What Is a CSS Minifier?
A CSS minifier is a tool that removes every unnecessary character from a CSS file without changing how the stylesheet behaves in a browser. This includes whitespace (spaces, tabs, newlines), block comments (/* … */), and redundant semicolons — the last semicolon before a closing brace is always optional in CSS and can safely be dropped.
The result is a single compact line of CSS that is functionally identical to your original but significantly smaller in bytes. In production environments, serving minified CSS is standard practice because smaller files load faster, consume less bandwidth, and improve your Core Web Vitals scores — particularly Largest Contentful Paint (LCP) and First Contentful Paint (FCP), both of which Google uses as ranking signals.
How This CSS Minifier Works
This tool applies a series of regular-expression passes entirely in your browser — no server, no API, no network request:
- Strip block comments — removes everything between
/*and*/including multi-line comments. - Collapse whitespace — replaces every run of spaces, tabs, and newlines with a single space.
- Trim around symbols — removes spaces before and after
{ } : ; , > ~ +so selectors and declarations are tightly packed. - Remove trailing semicolons — drops the redundant semicolon immediately before each
}. - Clean parentheses — removes stray spaces inside
calc(),hsl(),rgb()and other functions.
The output is semantically bit-for-bit identical to your input — browsers parse both files in exactly the same way.
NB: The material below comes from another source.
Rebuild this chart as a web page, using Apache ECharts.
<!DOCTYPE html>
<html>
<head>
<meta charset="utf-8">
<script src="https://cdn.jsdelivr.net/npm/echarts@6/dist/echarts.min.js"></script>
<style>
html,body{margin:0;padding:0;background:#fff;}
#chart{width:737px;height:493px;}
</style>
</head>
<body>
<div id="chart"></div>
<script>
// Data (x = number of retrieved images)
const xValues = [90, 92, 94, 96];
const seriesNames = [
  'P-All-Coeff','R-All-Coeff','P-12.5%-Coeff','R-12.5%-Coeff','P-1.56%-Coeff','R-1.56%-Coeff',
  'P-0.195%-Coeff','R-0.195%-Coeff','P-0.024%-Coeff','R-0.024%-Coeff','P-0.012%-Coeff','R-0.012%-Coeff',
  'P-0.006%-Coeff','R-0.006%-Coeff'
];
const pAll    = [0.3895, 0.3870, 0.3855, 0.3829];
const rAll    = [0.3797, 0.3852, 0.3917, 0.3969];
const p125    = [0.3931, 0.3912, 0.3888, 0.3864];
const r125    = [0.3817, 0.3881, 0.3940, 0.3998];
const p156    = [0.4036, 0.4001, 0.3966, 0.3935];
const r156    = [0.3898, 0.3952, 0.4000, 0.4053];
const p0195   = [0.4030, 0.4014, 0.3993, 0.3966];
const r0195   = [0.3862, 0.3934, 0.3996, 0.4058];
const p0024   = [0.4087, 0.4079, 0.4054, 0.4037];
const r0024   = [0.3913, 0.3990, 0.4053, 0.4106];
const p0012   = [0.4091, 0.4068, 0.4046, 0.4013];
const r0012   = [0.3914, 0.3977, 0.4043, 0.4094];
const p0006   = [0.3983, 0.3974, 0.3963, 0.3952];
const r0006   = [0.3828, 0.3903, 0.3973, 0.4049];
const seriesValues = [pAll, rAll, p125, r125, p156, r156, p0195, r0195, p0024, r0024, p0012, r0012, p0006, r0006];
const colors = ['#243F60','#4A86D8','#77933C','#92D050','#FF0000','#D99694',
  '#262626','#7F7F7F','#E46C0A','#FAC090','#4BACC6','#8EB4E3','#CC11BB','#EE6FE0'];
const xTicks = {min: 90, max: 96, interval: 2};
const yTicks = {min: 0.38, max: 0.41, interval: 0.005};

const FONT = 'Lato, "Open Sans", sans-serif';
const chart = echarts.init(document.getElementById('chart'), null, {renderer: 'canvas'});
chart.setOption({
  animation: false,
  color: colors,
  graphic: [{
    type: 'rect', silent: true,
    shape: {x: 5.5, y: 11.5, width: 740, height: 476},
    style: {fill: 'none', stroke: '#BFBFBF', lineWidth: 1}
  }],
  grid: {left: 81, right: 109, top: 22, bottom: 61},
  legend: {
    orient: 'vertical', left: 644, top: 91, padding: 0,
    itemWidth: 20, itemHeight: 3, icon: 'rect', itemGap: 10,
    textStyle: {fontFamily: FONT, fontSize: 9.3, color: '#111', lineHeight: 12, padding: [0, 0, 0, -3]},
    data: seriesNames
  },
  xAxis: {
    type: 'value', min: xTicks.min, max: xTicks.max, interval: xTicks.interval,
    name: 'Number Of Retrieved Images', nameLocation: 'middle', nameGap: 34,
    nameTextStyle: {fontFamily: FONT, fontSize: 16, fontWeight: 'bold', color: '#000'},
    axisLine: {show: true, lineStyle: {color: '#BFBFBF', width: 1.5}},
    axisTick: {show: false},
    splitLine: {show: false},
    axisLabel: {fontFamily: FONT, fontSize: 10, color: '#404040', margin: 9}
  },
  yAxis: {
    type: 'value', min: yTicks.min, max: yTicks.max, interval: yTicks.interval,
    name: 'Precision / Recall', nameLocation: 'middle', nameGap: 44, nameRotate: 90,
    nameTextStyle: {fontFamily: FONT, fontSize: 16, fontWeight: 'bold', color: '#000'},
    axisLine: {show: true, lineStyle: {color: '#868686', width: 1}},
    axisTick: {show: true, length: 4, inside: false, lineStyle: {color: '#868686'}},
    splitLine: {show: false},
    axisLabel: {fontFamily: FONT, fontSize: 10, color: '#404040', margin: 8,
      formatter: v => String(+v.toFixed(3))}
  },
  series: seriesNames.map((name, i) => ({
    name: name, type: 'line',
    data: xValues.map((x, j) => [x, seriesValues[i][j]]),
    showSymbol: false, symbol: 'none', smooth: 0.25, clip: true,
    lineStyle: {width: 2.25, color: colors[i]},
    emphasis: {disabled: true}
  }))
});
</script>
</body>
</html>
Typical savings range from 20% to 50% depending on how much documentation and formatting your original stylesheet contains.
Why Minify CSS in Production?
Every byte saved reduces the time your user's browser spends downloading and parsing your stylesheet. For pages with large CSS frameworks or multiple stylesheets, minification can shave hundreds of kilobytes and measurably improve Time to Interactive (TTI). Combine minification with HTTP compression (gzip or Brotli) for the best results — they are complementary: minification removes redundancy before compression, so the compressor has less to work with and produces an even smaller file.
Most modern build tools (Vite, webpack, Parcel, esbuild) minify CSS automatically in production builds. This online minifier is ideal for quick checks, legacy codebases, or situations where you need to minify a single file without configuring a build pipeline.